Using the material below, print the line that contains "Clone this chart in matplotlib.", the line that contains "import matplotlib.pyplot as plt", and every line in between, exactly and nothing else.
------ Data supplied ------
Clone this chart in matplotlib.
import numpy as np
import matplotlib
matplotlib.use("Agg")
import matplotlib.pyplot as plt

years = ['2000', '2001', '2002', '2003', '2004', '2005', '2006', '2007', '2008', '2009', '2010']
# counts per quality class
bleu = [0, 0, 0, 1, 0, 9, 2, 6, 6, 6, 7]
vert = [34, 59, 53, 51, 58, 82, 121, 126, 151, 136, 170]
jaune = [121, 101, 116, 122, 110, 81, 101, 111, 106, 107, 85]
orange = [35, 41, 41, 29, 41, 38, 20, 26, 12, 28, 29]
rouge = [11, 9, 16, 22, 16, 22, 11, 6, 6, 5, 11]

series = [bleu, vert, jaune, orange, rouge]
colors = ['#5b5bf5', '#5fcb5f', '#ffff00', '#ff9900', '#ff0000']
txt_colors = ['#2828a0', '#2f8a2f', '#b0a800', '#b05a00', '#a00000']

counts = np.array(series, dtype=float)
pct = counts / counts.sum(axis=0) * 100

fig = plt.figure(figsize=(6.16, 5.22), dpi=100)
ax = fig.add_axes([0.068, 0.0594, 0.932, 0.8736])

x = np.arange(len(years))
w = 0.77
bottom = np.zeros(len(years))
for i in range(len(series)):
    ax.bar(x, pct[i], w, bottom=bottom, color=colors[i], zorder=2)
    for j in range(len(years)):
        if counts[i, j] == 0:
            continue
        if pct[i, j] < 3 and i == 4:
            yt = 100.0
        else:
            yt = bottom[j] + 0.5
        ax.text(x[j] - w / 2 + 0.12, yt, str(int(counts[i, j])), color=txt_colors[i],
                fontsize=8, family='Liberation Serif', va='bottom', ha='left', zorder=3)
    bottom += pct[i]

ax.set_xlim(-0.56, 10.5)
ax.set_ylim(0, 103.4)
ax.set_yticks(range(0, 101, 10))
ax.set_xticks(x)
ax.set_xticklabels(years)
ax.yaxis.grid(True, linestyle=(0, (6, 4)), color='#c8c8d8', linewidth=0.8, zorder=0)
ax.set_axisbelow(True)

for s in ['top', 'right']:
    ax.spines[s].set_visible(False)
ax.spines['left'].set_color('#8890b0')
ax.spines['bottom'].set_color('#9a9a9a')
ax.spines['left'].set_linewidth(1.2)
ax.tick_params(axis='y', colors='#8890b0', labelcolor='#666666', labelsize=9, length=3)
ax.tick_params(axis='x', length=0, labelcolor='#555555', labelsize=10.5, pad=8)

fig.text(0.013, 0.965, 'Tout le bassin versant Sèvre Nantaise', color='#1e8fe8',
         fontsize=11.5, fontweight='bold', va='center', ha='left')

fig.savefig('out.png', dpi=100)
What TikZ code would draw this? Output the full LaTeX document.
------
------ Data supplied ------
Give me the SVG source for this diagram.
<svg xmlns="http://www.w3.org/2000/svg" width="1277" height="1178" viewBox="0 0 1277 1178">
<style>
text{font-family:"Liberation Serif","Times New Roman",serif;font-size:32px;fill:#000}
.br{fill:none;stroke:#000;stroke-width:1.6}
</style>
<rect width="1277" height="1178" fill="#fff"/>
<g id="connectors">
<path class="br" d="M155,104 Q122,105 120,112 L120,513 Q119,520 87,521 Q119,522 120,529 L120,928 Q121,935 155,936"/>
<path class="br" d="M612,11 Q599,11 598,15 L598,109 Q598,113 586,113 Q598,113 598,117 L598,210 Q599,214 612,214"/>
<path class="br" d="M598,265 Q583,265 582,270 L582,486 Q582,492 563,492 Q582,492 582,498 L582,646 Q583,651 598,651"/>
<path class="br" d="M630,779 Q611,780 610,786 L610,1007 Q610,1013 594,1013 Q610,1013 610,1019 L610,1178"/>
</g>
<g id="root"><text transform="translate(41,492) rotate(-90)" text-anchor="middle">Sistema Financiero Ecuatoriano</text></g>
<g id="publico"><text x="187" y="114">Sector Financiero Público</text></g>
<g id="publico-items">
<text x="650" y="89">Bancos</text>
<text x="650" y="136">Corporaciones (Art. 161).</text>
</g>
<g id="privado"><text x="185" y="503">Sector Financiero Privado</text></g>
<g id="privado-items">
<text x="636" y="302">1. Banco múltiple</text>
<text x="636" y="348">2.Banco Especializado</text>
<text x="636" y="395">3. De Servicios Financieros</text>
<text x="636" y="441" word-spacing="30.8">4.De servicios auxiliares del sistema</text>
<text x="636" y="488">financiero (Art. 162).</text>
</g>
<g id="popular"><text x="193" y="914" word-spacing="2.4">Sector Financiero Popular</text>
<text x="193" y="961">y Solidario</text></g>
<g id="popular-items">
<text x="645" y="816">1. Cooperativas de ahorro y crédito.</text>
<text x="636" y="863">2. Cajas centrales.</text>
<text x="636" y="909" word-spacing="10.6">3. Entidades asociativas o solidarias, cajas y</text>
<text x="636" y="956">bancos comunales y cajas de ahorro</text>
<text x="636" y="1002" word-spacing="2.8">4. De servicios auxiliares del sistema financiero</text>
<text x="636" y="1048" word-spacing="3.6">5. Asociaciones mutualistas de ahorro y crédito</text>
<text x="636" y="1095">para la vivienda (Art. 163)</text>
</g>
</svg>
------
In response:
Clone this chart in matplotlib.
import numpy as np
import matplotlib
matplotlib.use("Agg")
import matplotlib.pyplot as plt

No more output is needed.